Все тут же принимаются суетиться, выключать музыку, прятать бутылки. Манучехр уже осторожно подошел к двери и вернулся.
– Там никого, я проверил, – шепчет он.
Лучшая подруга Шахлы отводит Амира наверх. Шахла держит записку, не решаясь развернуть ее.
– Что там написано? Что написано? – тревожно спрашивают ее со всех сторон.
Она читает вслух ровным, спокойным голосом, как будто ничего не случилось:
– МЫ ИДЕМ ЗА ВАМИ.
Улица Джомхури, центр Тегерана, март 2013 года
Амир вернулся домой уже затемно.
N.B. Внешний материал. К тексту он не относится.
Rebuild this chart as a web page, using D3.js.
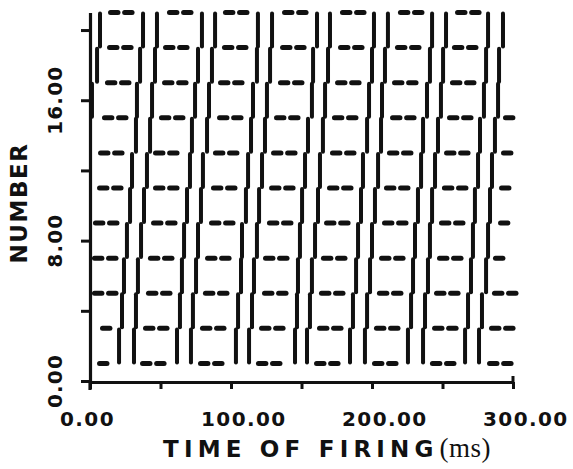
<!DOCTYPE html>
<html><head><meta charset="utf-8">
<script src="https://cdn.jsdelivr.net/npm/d3@7/dist/d3.min.js"></script>
<style>
body{margin:0;background:#fff}
text{font-family:"DejaVu Sans",sans-serif;font-weight:bold;fill:#111}
</style>
</head><body>
<svg id="chart" width="573" height="469"></svg>
<script>
// ---- data ----
const xTicks = [0, 50, 100, 150, 200, 250, 300];
const xLabelValues = [0, 100, 200, 300];
const xLabels = ["0.00", "100.00", "200.00", "300.00"];
const yTicks = [0, 4, 8, 12, 16, 20];
const yLabelValues = [0, 8, 16];
const yLabels = ["0.00", "8.00", "16.00"];

// odd-numbered cells: spike times (ms), drawn as short horizontal dashes
const dashRows = [21, 19, 17, 15, 13, 11, 9, 7, 5, 3, 1];
const dashSpikes = [
  [12.8,22.8, 54.6,64.6, 94.3,104.3, 136.2,146.2, 177.3,187.3, 218.4,228.4, 258.9,268.9],
  [12.1,22.1, 51.8,61.8, 93.6,103.6, 134.8,144.8, 175.9,185.9, 216.3,226.3, 256.7,266.7],
  [10.6,20.6, 51.1,61.1, 90.8,100.8, 133.3,143.3, 173.8,183.8, 214.2,224.2, 255.3,265.3],
  [8.5,18.5, 48.9,58.9, 90.1,100.1, 130.5,140.5, 171.6,181.6, 212.8,222.8, 253.2,263.2, 292.9],
  [5.7,15.7, 44.7,54.7, 87.2,97.2, 128.4,138.4, 170.2,180.2, 210.6,220.6, 251.1,261.1, 291.5],
  [5.0,15.0, 44.7,54.7, 85.8,95.8, 127.0,137.0, 168.1,178.1, 208.5,218.5, 249.6,259.6, 290.1],
  [2.1,12.1, 43.3,53.3, 84.4,94.4, 125.5,135.5, 166.0,176.0, 207.1,217.1, 247.5,257.5, 289.4],
  [1.4,11.4, 41.1,51.1, 81.6,91.6, 122.7,132.7, 163.8,173.8, 205.0,215.0, 246.1,256.1, 285.8],
  [1.4,11.4, 39.7,49.7, 80.1,90.1, 122.0,132.0, 162.4,172.4, 203.5,213.5, 244.0,254.0, 285.1,295.1],
  [7.1, 37.6,47.6, 78.0,88.0, 119.9,129.9, 161.0,171.0, 201.4,211.4, 242.6,252.6, 283.0,293.0],
  [5.0, 35.5,45.5, 76.6,86.6, 117.7,127.7, 158.9,168.9, 200.0,210.0, 241.1,251.1, 281.6,291.6]
];

// even-numbered cells: spike times (ms), drawn as vertical bars
const barRows = [20, 18, 16, 14, 12, 10, 8, 6, 4, 2];
const barSpikes = [
  [7.1, 37.6, 47.5, 79.4, 88.7, 119.1, 129.1, 161.0, 170.2, 201.4, 211.3, 242.6, 252.5, 282.3, 292.9],
  [5.0, 35.5, 46.1, 76.6, 86.5, 118.4, 127.7, 158.2, 168.8, 200.0, 209.2, 241.1, 250.4, 280.9, 290.1],
  [1.4, 33.3, 44.0, 74.5, 84.4, 115.6, 125.5, 157.4, 166.7, 197.9, 207.1, 239.0, 248.9, 279.4, 289.4],
  [32.6, 42.6, 72.3, 83.0, 114.2, 124.1, 154.6, 165.2, 196.5, 206.4, 236.2, 246.8, 276.6, 287.2],
  [29.8, 40.4, 70.9, 80.1, 112.1, 122.0, 152.5, 163.1, 193.6, 204.3, 234.8, 244.7, 275.2, 285.1],
  [28.4, 38.3, 68.8, 78.7, 110.6, 119.9, 150.4, 161.7, 192.2, 202.1, 232.6, 242.6, 273.0, 283.7],
  [26.2, 36.2, 66.7, 76.6, 107.8, 118.4, 148.9, 159.6, 190.1, 200.0, 230.5, 241.1, 271.6, 282.3],
  [24.1, 34.0, 65.2, 75.2, 107.1, 116.3, 147.5, 157.4, 188.7, 198.6, 229.1, 239.7, 270.2, 280.9],
  [22.7, 32.6, 63.8, 73.0, 105.0, 114.9, 146.8, 156.0, 186.5, 196.5, 227.7, 237.6, 268.1, 278.0],
  [20.6, 31.2, 61.7, 71.6, 103.5, 112.8, 145.4, 153.9, 184.4, 195.0, 225.5, 236.2, 266.0, 275.9]
];

const dashLen = 8.8;     // ms, length of one dash piece
const barHalf = 0.94;    // cell units, half height of a bar

// ---- drawing ----
const ink = "#111";
const svg = d3.select("#chart");
const x = d3.scaleLinear().domain([0, 300]).range([90, 513]);
const y = d3.scaleLinear().domain([0, 21]).range([381, 12.5]);

// dashes
const dashData = [];
dashRows.forEach((r, i) => dashSpikes[i].forEach(t => dashData.push({r, t})));
svg.append("g").selectAll("line").data(dashData).join("line")
  .attr("x1", d => x(d.t) + 2.5)
  .attr("x2", d => x(d.t + dashLen) - 2.5)
  .attr("y1", d => y(d.r)).attr("y2", d => y(d.r))
  .attr("stroke", ink).attr("stroke-width", 5).attr("stroke-linecap", "round");

// bars
const barData = [];
barRows.forEach((r, i) => barSpikes[i].forEach(t => barData.push({r, t})));
svg.append("g").selectAll("line").data(barData).join("line")
  .attr("x1", d => x(d.t)).attr("x2", d => x(d.t))
  .attr("y1", d => y(d.r + barHalf)).attr("y2", d => y(d.r - barHalf))
  .attr("stroke", ink).attr("stroke-width", 4).attr("stroke-linecap", "round");

// axes
const yAxis = svg.append("g").attr("transform", `translate(${x(0)},0)`)
  .call(d3.axisLeft(y).tickValues(yTicks).tickSize(9).tickSizeOuter(0).tickFormat(""));
const xAxis = svg.append("g").attr("transform", `translate(0,${y(0) + 1})`)
  .call(d3.axisBottom(x).tickValues(xTicks).tickSize(7).tickSizeOuter(0).tickFormat(""));
[yAxis, xAxis].forEach(a => {
  a.select(".domain").attr("stroke", ink).attr("stroke-width", 3.2);
  a.selectAll(".tick line").attr("stroke", ink).attr("stroke-width", 3);
});
// y axis line runs a little below the x axis; small upturn at right end
svg.append("line").attr("x1", x(0)).attr("x2", x(0)).attr("y1", y(0)).attr("y2", y(0) + 9)
  .attr("stroke", ink).attr("stroke-width", 3.2);
svg.append("line").attr("x1", x(300)).attr("x2", x(300)).attr("y1", y(0) + 1).attr("y2", y(0) - 5)
  .attr("stroke", ink).attr("stroke-width", 3);

// tick labels
svg.append("g").selectAll("text").data(xLabelValues).join("text")
  .attr("x", d => x(d) - 30).attr("y", 426)
  .attr("font-size", 20).attr("letter-spacing", 1.4)
  .text((d, i) => xLabels[i]);
svg.append("g").selectAll("text").data(yLabelValues).join("text")
  .attr("transform", d => `translate(62,${y(d)}) rotate(-90)`)
  .attr("text-anchor", "middle")
  .attr("font-size", 20).attr("letter-spacing", 1.2)
  .text((d, i) => yLabels[i]);

// axis titles
const xt = svg.append("text").attr("x", 163).attr("y", 457)
  .attr("font-size", 23).attr("letter-spacing", 5.2);
xt.append("tspan").text("TIME OF FIRING");
xt.append("tspan").attr("dx", 1)
  .style("font-family", "'Liberation Serif','DejaVu Serif',serif")
  .style("font-weight", "normal").attr("font-size", 27).attr("letter-spacing", 0.5)
  .text("(ms)");
svg.append("text").attr("transform", "translate(27,203) rotate(-90)")
  .attr("text-anchor", "middle").attr("font-size", 23).attr("letter-spacing", 1.5)
  .text("NUMBER");
</script>
</body></html>
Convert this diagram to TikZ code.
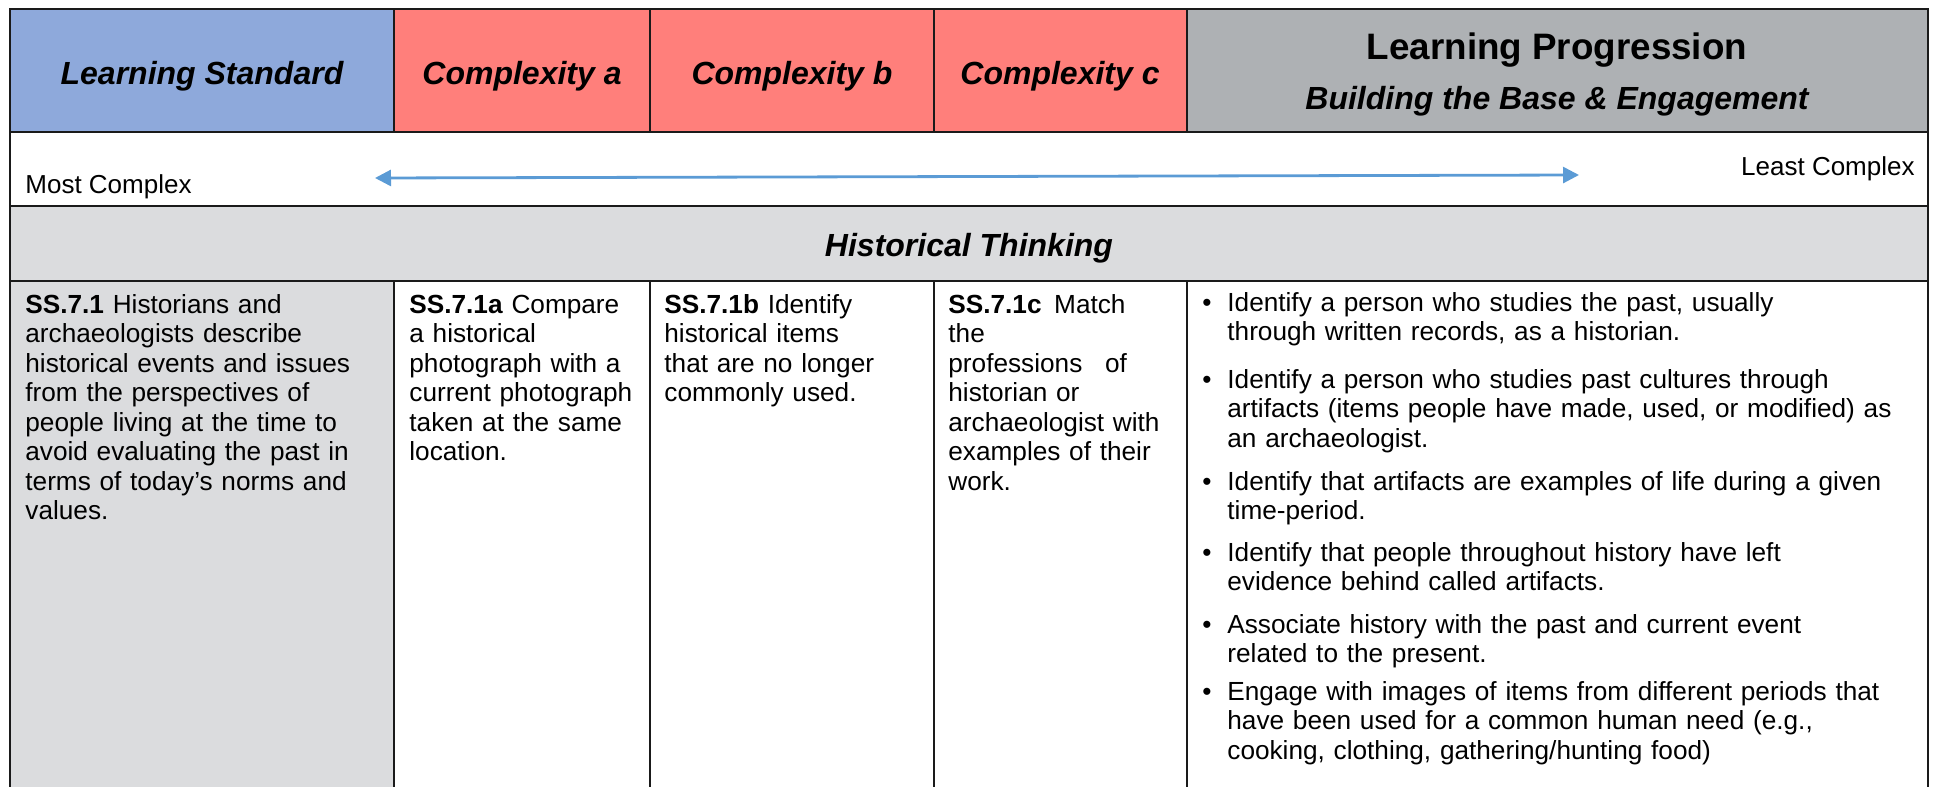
\documentclass[tikz,border=0pt]{standalone}
\usepackage{fontspec}
\setmainfont{Liberation Sans}
\usetikzlibrary{arrows.meta}
\definecolor{stdblue}{HTML}{8EA9DB}
\definecolor{cxred}{HTML}{FF7F7B}
\definecolor{lpgray}{HTML}{AEB1B4}
\definecolor{ltgray}{HTML}{DBDCDE}
\definecolor{arrowblue}{HTML}{5B9BD5}
\definecolor{rulecol}{HTML}{1A1A1A}
\begin{document}
\begin{tikzpicture}[x=0.5pt,y=-0.5pt,
  hdr/.style={font=\fontsize{16pt}{18pt}\selectfont\bfseries\itshape, inner sep=0pt, anchor=base},
  lphdr/.style={font=\fontsize{18.4pt}{20pt}\selectfont\bfseries, inner sep=0pt, anchor=base},
  small/.style={font=\fontsize{13pt}{15pt}\selectfont, inner sep=0pt},
  bodytext/.style={font=\fontsize{13.1pt}{14.75pt}\selectfont, inner sep=0pt, anchor=base west, align=left},
  bultext/.style={font=\fontsize{13.1pt}{14.8pt}\selectfont, inner sep=0pt, anchor=base west, align=left, text width=350pt},
  buldot/.style={font=\fontsize{13.1pt}{14.8pt}\selectfont, inner sep=0pt, anchor=base},
  outerrule/.style={draw=rulecol, line width=1.3pt},
  hrule/.style={draw=rulecol, line width=1.1pt},
  vrule/.style={draw=rulecol, line width=0.8pt},
  rangearrow/.style={draw=arrowblue, line width=1.4pt, {Triangle[length=8pt,width=8pt]}-{Triangle[length=8pt,width=8pt]}}
]
\useasboundingbox (0,0) rectangle (1933,787);
% fills
\fill[stdblue] (10,9) rectangle (394,132);
\fill[cxred] (394,9) rectangle (1187,132);
\fill[lpgray] (1187,9) rectangle (1928,132);
\fill[ltgray] (10,206) rectangle (1928,281);
\fill[ltgray] (10,281) rectangle (394,787);
% horizontal rules
\draw[hrule] (10,132) -- (1928,132);
\draw[hrule] (10,206) -- (1928,206);
\draw[hrule] (10,281) -- (1928,281);
% vertical rules
\foreach \xx in {394,650,934,1187}{
  \draw[vrule] (\xx,9) -- (\xx,132);
  \draw[vrule] (\xx,281) -- (\xx,787);
}
% outer border
\draw[outerrule] (10,787) -- (10,9) -- (1928,9) -- (1928,787);

% header texts
\node[hdr] (hstd) at (202,84) {Learning Standard};
\node[hdr] (hca) at (522,84) {Complexity a};
\node[hdr] (hcb) at (792,84) {Complexity b};
\node[hdr] (hcc) at (1060,84) {Complexity c};
\node[lphdr] (hlp) at (1557,59) {Learning Progression};
\node[hdr] (hlpsub) at (1557,109) {Building the Base \& Engagement};

% arrow row
\node[small, anchor=base west] (most) at (25,193) {Most Complex};
\node[small, anchor=base east] (least) at (1915,175) {Least Complex};
\coordinate (arrL) at (375,178);
\coordinate (arrR) at (1579,175);
\draw[rangearrow] (arrL) -- (arrR);

% section row
\node[hdr] (hist) at (969,256) {Historical Thinking};

% body cells
\node[bodytext, text width=180pt] (c1) at (25,313) {\textbf{SS.7.1} Historians and\\archaeologists describe\\historical events and issues\\from the perspectives of\\people living at the time to\\avoid evaluating the past in\\terms of today’s norms and\\values.};
\node[bodytext, text width=118pt] (c2) at (409,313) {\textbf{SS.7.1a} Compare\\a historical\\photograph with a\\current photograph\\taken at the same\\location.};
\node[bodytext, text width=132pt] (c3) at (664,313) {\textbf{SS.7.1b} Identify\\historical items\\that are no longer\\commonly used.};
\node[bodytext, text width=120pt] (c4) at (948,313) {\textbf{SS.7.1c}\hspace{0.48em}Match\\the\\professions\hspace{0.87em}of\\historian or\\archaeologist with\\examples of their\\work.};

% bullets
\node[buldot] (d1) at (1207,311) {•};
\node[bultext] (b1) at (1227,311) {Identify a person who studies the past, usually\\through written records, as a historian.};
\node[buldot] (d2) at (1207,388) {•};
\node[bultext] (b2) at (1227,388) {Identify a person who studies past cultures through\\artifacts (items people have made, used, or modified) as\\an archaeologist.};
\node[buldot] (d3) at (1207,490) {•};
\node[bultext] (b3) at (1227,490) {Identify that artifacts are examples of life during a given\\time-period.};
\node[buldot] (d4) at (1207,561) {•};
\node[bultext] (b4) at (1227,561) {Identify that people throughout history have left\\evidence behind called artifacts.};
\node[buldot] (d5) at (1207,633) {•};
\node[bultext] (b5) at (1227,633) {Associate history with the past and current event\\related to the present.};
\node[buldot] (d6) at (1207,700) {•};
\node[bultext] (b6) at (1227,700) {Engage with images of items from different periods that\\have been used for a common human need (e.g.,\\cooking, clothing, gathering/hunting food)};
\end{tikzpicture}
\end{document}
Не включая света, он упал на диван и принялся разглядывать пляшущие по стене тени.
– Где ты был? Я звонила весь вечер. Я волновалась, – раздался нежный голос Бахар в его мобильном телефоне.
– Извини, дорогая. Кое-что случилось. Расскажу при встрече.
Она не стала настаивать. Она тоже следила за тем, что говорит по телефону, особенно после его встречи с этелаат.
Амир влюбился в Бахар с первого взгляда. Через несколько дней они уже занимались любовью. Через месяц Бахар узнала тайну Амира. Стала единственным человеком, который знал его ложь.
Бахар Азими не пользовалась косметикой, но от этого казалась только привлекательнее. Округлое лицо с мягкими чертами, большие карие глаза, крупный рот, ослепительная улыбка и заразительный смех. Бахар буквально поглощала книги, читая их одну за другой; и увлекалась искусством: театром, фильмами, музыкой. Она усердно работала, но деньги и внешний шик ее совершенно не интересовали. Ей было трудно врать, хотя она и умела отвечать уклончиво. Бахар любила веселиться и выпивать с друзьями, слушать «Металлику», «Радиохед» «Зиро 7» и «Зедбази», подпольную иранскую группу, поющую про наркотики и секс (все ее члены покинули страну). Все ее знакомые были недавними – товарищами по Исламскому университету Азада, где она изучала искусство. Поначалу студенты сочли ее очередной шахрестаан – провинциалкой, бросившей все ради большого города; ее вежливость и скромность казались здесь совершенно чуждыми. Но вскоре стало понятно, что она слишком гордая для девушки, стыдящейся своих корней. Обычно шахрестаан либо теряют голову от новообретенной свободы и пускаются во все тяжкие, либо боятся и шагу ступить, чтобы ненароком не попасть в какую-нибудь ловушку. Бахар Азими не теряла головы, но и не дрожала от страха. Она держалась на удивление независимо, что иногда пугало уже самих окружающих. Но факультет искусств привлекал свободолюбивых людей, способных по достоинству оценить чью-либо индивидуальность. Впервые за всю жизнь она ощутила принадлежность к какой-то общности.